Saya mencoba menghubungi sahabat yang juga anggota
Badan Anggaran DPRD, Fransiskus Limawai (Fery) Koban terkait rencana tersebut.
Ia pun membenarkan usulan pembelian mobil karena ada keluhan rekan-rekan wakil
rakyat di gedung “Peten Ina” kesulitan saat melakukan kunjungan kerja ke
kampung-kampung atau menyambangi konstituen musim reses.
“Kalau usulan pembelian mobil itu diterima, ya,
syukur tetapi kalau tidak diterima juga tidak masalah.” Sedang wakil rakyat
yang lain, Antonius Loli (Tolis) Ruing menolak mentah-mentah. “Kondisi jalan di
hampir semua wilayah kecamatan rusak parah. Bagaimana mau pake oto ke
kampung-kampung. Usulan itu tidak realistis dan secara pribadi dan sebagai
wakil rakyat saya menolak,” kata Tolis Ruing.
Lugo Méndez
Setan apa yang merasuki pikiran para anggota DPRD
Lembata sehingga tanpa malu menginginkan kemudian merencanakan pembelian mobil
dengan nilai uang miliaran rupiah melalui kas APBD? Pernahkah para wakil rakyat
terhormat ini berpikir dengan otak dan hati mencermati realitas kemiskinan dan
ketertinggalan Lembata telanjang di kampung-kampung dan rakyat masih
tertatih-tatih takluk di bawah kemiskinan alamiah dan struktural selama ini?
Rencana tersebut menunjukkan DPRD sedang dengan sengaja mau melukai hati rakyat
dan kampung halaman, tanah lepanbatan. Ada kesan DPRD secara kelembagaan
dijadikan alat mendulang fulus. Maju tak gentar membela yang bayar, bukan
membela rakyat.
Perilaku para wakil rakyat “Peten Ina” mengingatkan
saya pada sosok Presiden Paraguay, Fernando Armindo Lugo Méndez (56 tahun).

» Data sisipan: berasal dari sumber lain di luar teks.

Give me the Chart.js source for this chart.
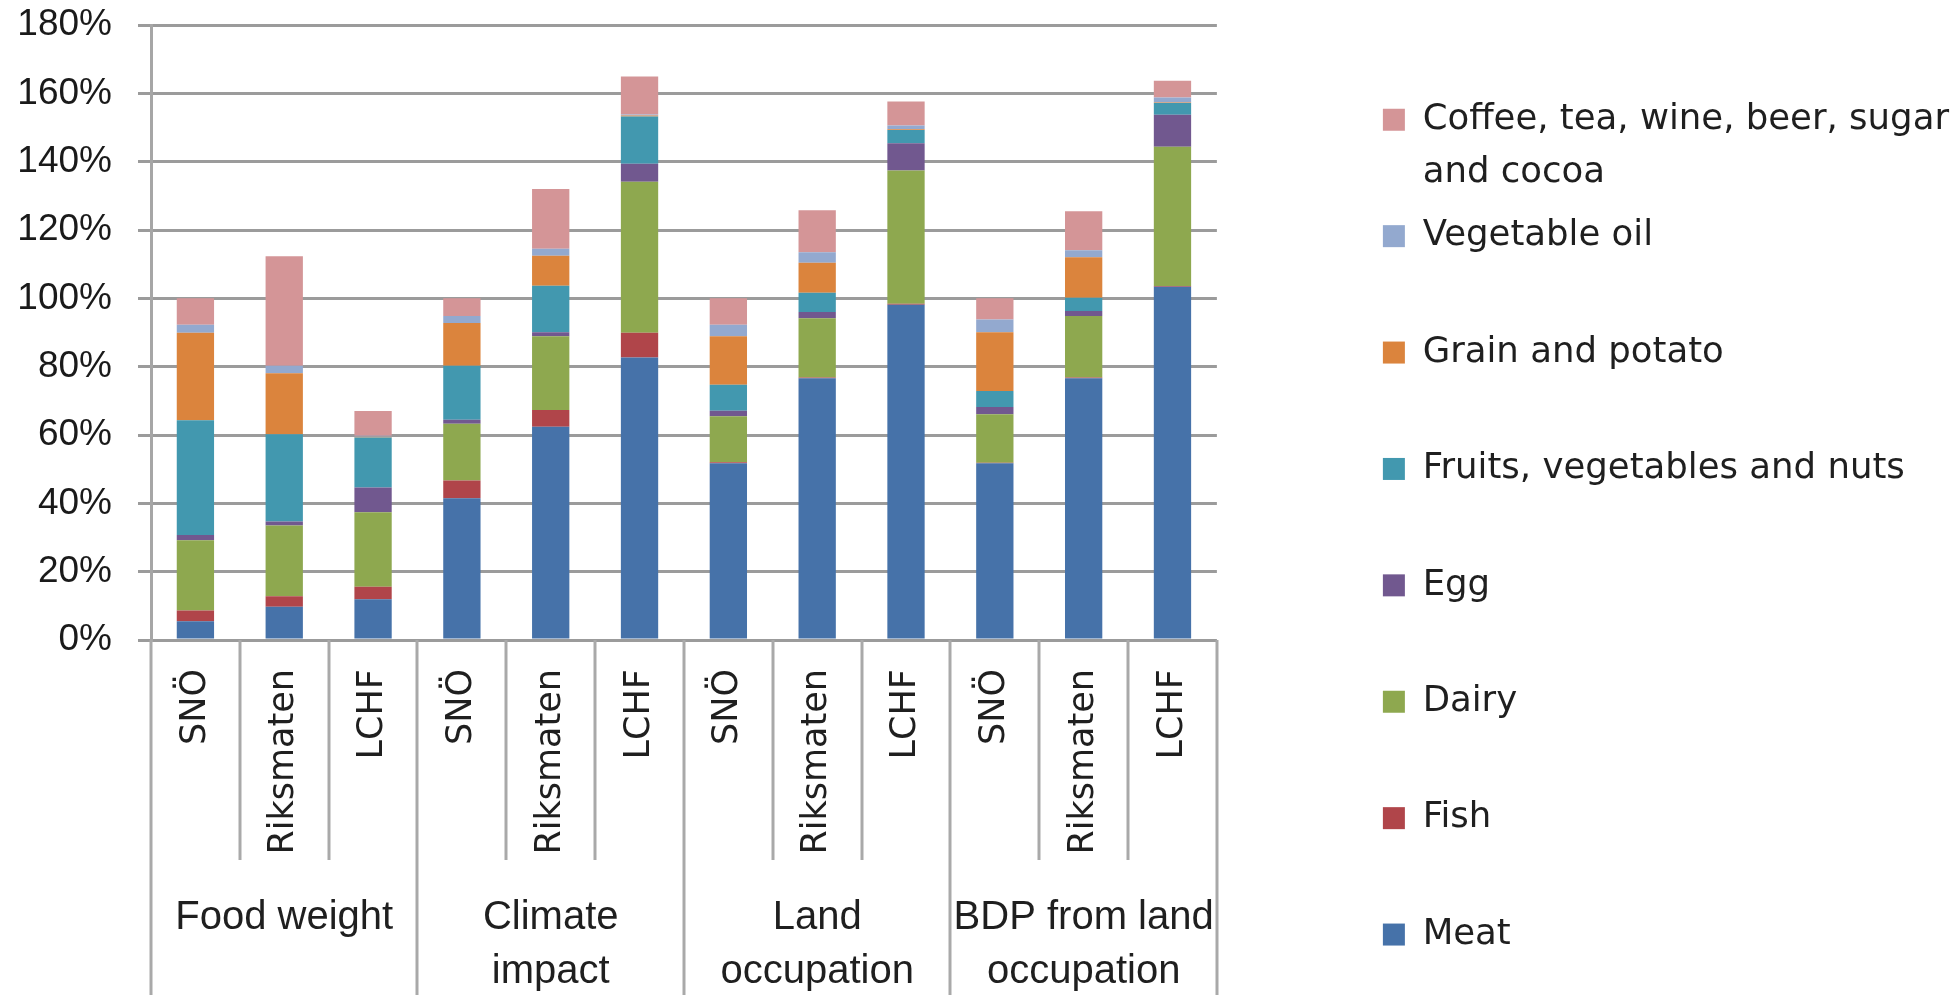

Lugo Méndez adalah Uskup Gereja Katolik yang terpilih menjadi Presiden Paraguay
pada Pilpres 16 Agustus 2008. Ia terpilih karena dukungan mutlak rakyat. Ia
juga rela berseberangan dengan Sociedad del Verbo Divino (SVD) dan otoritas
Gereja Katolik demi bela rasa pada rakyat yang masih dililit kemiskinan di
hampir semua aspek dan sendi kehidupan. Ia menumbangkan dan menghentikan
dominasi Partai Colorado yang sudah bercokol selama 61 tahun di negeri nan elok
itu.
Ia memahami kemiskinan negerinya sudah akut dan
menuntut sikap bijak para pemimpin dan politisi memahami rakyatnya. Para
politisi utamanya, jangan terus-menerus membiarkan rakyat melihat kemiskinan
sebagai kenikmatan membelenggunya saban tahun. Sedang di lain sisi, para
politisi tengah berleha-leha dengan kemewahan menggunakan uang hasil cucuran
keringat rakyatnya.
Bagi Lugo Méndez, Paraguay, negeri berpenduduk
“hanya” 6,5 juta jiwa, dengan luas wilayah 406.762 km persegi ini seharusnya
bisa memakmurkan rakyatnya melalui para pemimpin dan politisi yang menjabat
wakil rakyat. Para pemimpin dan politisi harus mengerti dengan otak dan hati
sehingga tak perlu menuntut kemewahan yang aneh-aneh seperti mobil dinas. Lugo
Méndez juga bukan konglomerat atau politisi bergelimang duit. Ia hanya bekas
uskup dan pekerja sosial yang kere.
Bahkan penganut paham sosialisme yang mendalami
ajaran Pancasila ini berani bertaruh jabatan dengan menolak gaji selama
menjabat presiden. Mau tahu berapa gajinya? Kantor berita Associated Press (AP)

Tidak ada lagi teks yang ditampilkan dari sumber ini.